[SR-Users] Re: Finding a way to gracefully restart kamailio with dialog module enabled and DMQ sync

2023-07-07 Thread Nick F
Hello,

Have you tried to use REDIS as a backend for the DLG module?
You can count active calls per node like:


modparam("htable", "htable", "dialog_counter=>size=8;")

event_route[dialog:start]{

if($sht(dialog_counter=>count) == $null){
   sht_lock(dialog_counter=>count);
   $sht(dialog_counter=>count) = 1;
   sht_unlock(dialog_counter=>count);
}else {
   $sht(dialog_counter=>count) + 1;
   }
}

event_route[dialog:end]{
   $sht(dialog_counter=>count) - 1;
}

event_route[dialog:failed]{
$sht(dialog_counter=>count) - 1;
}



Then you can get

kamcmd htable.get dialog_counter count



ср, 5 июл. 2023 г. в 17:28, Daniel-Constantin Mierla :

> Hello,
>
> while I did some work for the dialog module over the time, it is not one
> of my favourites modules beside using it to ensure a maximum duration of
> calls (for which it should work fine). Also, I never ended up using it
> for CDRs generation, I like the acc event based account which can record
> more events event for the same call.
>
> That said, for active calls limiting I usually rely on other solutions
> built via config file and leveraging htable or various backends. Also,
> for values that I need to use during call duration, I use htable.
>
> Anyhow, I find it strange that after restart a request within dialog
> does not match the record loaded in memory, because obviously it is
> there as you say the dialog times out at some point in time later. Did
> you change the value of modparam hash_size?
>
> Have you captured the sip traffic and can you see the 'did' parameter in
> the Route headers of BYE?
>
> Cheers,
> Daniel
>
> On 05.07.23 15:44, Benoît Panizzon wrote:
> > Hi Daniel
> >
> > PS: Kamailio 5.5 in use so not on the edge yet.
> >
> > Thank you for helping regarding that issue and maybe hinting how it
> > could be improved.
> >
> >> what is the purpose of dmq replication?
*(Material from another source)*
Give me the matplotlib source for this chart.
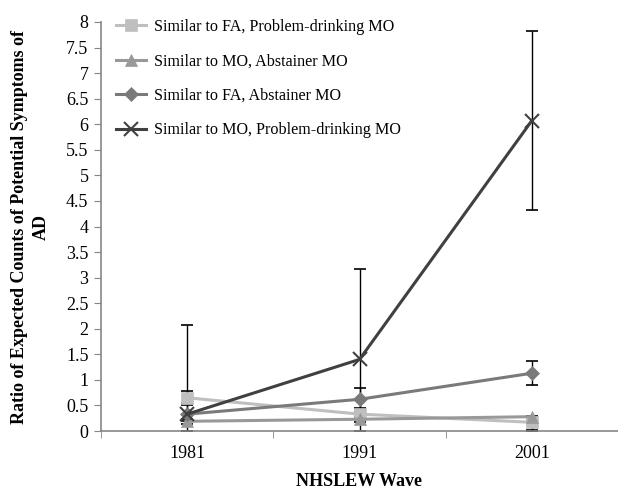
import matplotlib.pyplot as plt
import numpy as np

plt.rcParams['font.family'] = ['Liberation Serif', 'DejaVu Serif']

waves = ['1981', '1991', '2001']
labels = ['Similar to FA, Problem-drinking MO',
          'Similar to MO, Abstainer MO',
          'Similar to FA, Abstainer MO',
          'Similar to MO, Problem-drinking MO']

# ratio values per wave
fa_prob = [0.65, 0.33, 0.17]
mo_abst = [0.19, 0.23, 0.28]
fa_abst = [0.33, 0.62, 1.13]
mo_prob = [0.33, 1.40, 6.07]

# confidence limits (lower, upper)
fa_prob_lo = [0.55, 0.26, 0.02]
fa_prob_hi = [0.78, 0.38, 0.22]
mo_abst_lo = [0.14, 0.18, 0.0]
mo_abst_hi = [0.24, 0.28, 0.30]
fa_abst_lo = [0.20, 0.45, 0.90]
fa_abst_hi = [0.50, 0.85, 1.37]
mo_prob_lo = [0.0, 0.0, 4.32]
mo_prob_hi = [2.08, 3.17, 7.83]

x = np.arange(len(waves))

fig = plt.figure(figsize=(6.18, 4.92), dpi=100)
ax = fig.add_axes([101/618, 1-431/492, 1-101/618, (431-22)/492])

series = [
    (fa_prob, fa_prob_lo, fa_prob_hi, '#bfbfbf', 's', 8),
    (mo_abst, mo_abst_lo, mo_abst_hi, '#999999', '^', 9),
    (fa_abst, fa_abst_lo, fa_abst_hi, '#7a7a7a', 'D', 7),
    (mo_prob, mo_prob_lo, mo_prob_hi, '#404040', 'x', 10),
]

# error bars first (black), then lines on top
for vals, lo, hi, col, mk, ms in series:
    v = np.array(vals)
    err = [v - np.array(lo), np.array(hi) - v]
    ax.errorbar(x, v, yerr=err, fmt='none', ecolor='black', elinewidth=1,
                capsize=4, capthick=1.2, zorder=2)

for (vals, lo, hi, col, mk, ms), lab in zip(series, labels):
    ax.plot(x, vals, color=col, marker=mk, markersize=ms, linewidth=2.2,
            markeredgewidth=1.5 if mk == 'x' else 0.5, label=lab, zorder=3)

ax.set_xlim(-0.5, 2.454)
ax.set_ylim(0, 8)
ax.set_yticks(np.arange(0, 8.01, 0.5))
ax.set_yticklabels(['0', '0.5', '1', '1.5', '2', '2.5', '3', '3.5', '4',
                    '4.5', '5', '5.5', '6', '6.5', '7', '7.5', '8'])
ax.set_xticks(x)
ax.set_xticklabels(waves)
ax.set_xticks([-0.5, 0.5, 1.5, 2.5], minor=True)
ax.tick_params(axis='x', which='major', length=0, labelsize=13, pad=10)
ax.tick_params(axis='x', which='minor', length=5, color='#868686', direction='out')
ax.tick_params(axis='y', length=5, color='#868686', labelsize=13, pad=4)

for s in ['top', 'right']:
    ax.spines[s].set_visible(False)
for s in ['left', 'bottom']:
    ax.spines[s].set_color('#868686')
    ax.spines[s].set_linewidth(1.2)

ax.set_xlabel('NHSLEW Wave', fontsize=13, fontweight='bold', labelpad=8)
ax.set_ylabel('Ratio of Expected Counts of Potential Symptoms of\nAD',
              fontsize=13, fontweight='bold', labelpad=12, linespacing=1.3)

ax.legend(loc='upper left', bbox_to_anchor=(0.0, 1.043), frameon=False,
          fontsize=11.6, labelspacing=1.15, handlelength=1.9, handletextpad=0.5)

fig.savefig('out.png', dpi=100)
To limit active calls?
> > Exactly. Our subscriptions contain a certain number of 'channels'. If
> > they are used the customer is busy.
> >
> > So I use profile counters to track the used channel count per customer.
> >
> >> What exactly happens? What means "corrupts" them? What data/fields
> >> become corrupted?
> > It looks like the/some dialogues just don't exist any more after a
> > reload. Or they exist but are not being found.
> >
> > Observed issues:
> >
> > * dialogue variables that were populated before the restart do not
> >   exist any more.
> > * When a call ends, the corresponding dialogue is not found, so the
> >   dialogue modules is unable to end the CDR - but when the dialogue
> >   timeout hits, the CDR is then written with duration = timeout value
> >   which is way longer than the actual duration.
> > * profile counter for dialogues that were not found when the call ended
> >   are still present so 'POTS' customers with 'one' channel stay 'busy'
> >   until the dialogue timeout hits.
> > * Database accumulates data from dialogues that do not exist anymore.
> >
> > Specific error I see, when a dialogue should be ended and kamailio
> > can't find it anymore after a restart is:
> >
> > ERROR: dialog [dlg_dmq.c:289]: dlg_dmq_handle_msg(): dialog [838:15539]
> > not found
> >
> > If you could help, I could try to dig out the full log of a dialogue
> > experiencing that issue.
> >
> > Dialog Parameters used:
> >
> > modparam("dialog", "send_bye", 1)
> > modparam("dialog", "timer_procs", 0)
> > modparam("dialog", "db_mode", 1 )
> > modparam("dialog", "db_url", DBLOCAL )
> > modparam("dialog", "dlg_flag", FLT_DLG )
> > modparam("dialog", "dlg_match_mode", 1)
> > modparam("dialog", "dlg_extra_hdrs", "Hint: Initiated by IMP Core
> Proxy\r\n")
> > modparam("dialog", "hash_size",  4096 )
> > # Do not send any keepalive messages in dialog
> > modparam("dialog", "ka_timer",  0)
> > modparam("dialog", "ka_interval",  30 )
> > modparam("dialog", "enable_stats",  1 )
> > modparam("dialog", "detect_spirals", 1 )
> > modparam("dialog", "bridge_controller", "sip:control...@imp.ch")
> > modparam("dialog", "default_timeout", 43200 )
> > modparam("dialog", "timeout_avp", "$avp(dlgtimeout)") # Needs to be same
> as sst timeout!
> > modparam("dialog", "profiles_no_value", "callcounter;total_sbcincoming");
> > modparam("dialog", "profiles_with_value",
> "dispatchout;sbcincoming;trunkincoming;cpeincoming;safariincoming;custprofilecounter;legcounter");
> > modparam("dialog", "enable_dmq", 1)
> > modparam("dialog", "h_id_start", -1) # Use server_id
> > modparam("dialog", "h_id_step", 2)
> >
> > Each node uses a local database (defined as DBLOCAL), they don't access
> > our common 'remote' database where for example customer authentication
> > information is provided.
> >
> >> Regarding reject of the calls for cooling down the instance for
> >> restart, check if the 305 Use Proxy is supported by origin of the
> >> calls, it might be more suitable.
> > Our registrar nodes run kamailio too, so implementing that would be an
> > option.
> > Regarding our IC to 

[SR-Users] Re: Finding a way to gracefully restart kamailio with dialog module enabled and DMQ sync

2023-07-05 Thread Daniel-Constantin Mierla
Hello,

while I did some work for the dialog module over the time, it is not one
of my favourites modules beside using it to ensure a maximum duration of
calls (for which it should work fine). Also, I never ended up using it
for CDRs generation, I like the acc event based account which can record
more events event for the same call.

That said, for active calls limiting I usually rely on other solutions
built via config file and leveraging htable or various backends. Also,
for values that I need to use during call duration, I use htable.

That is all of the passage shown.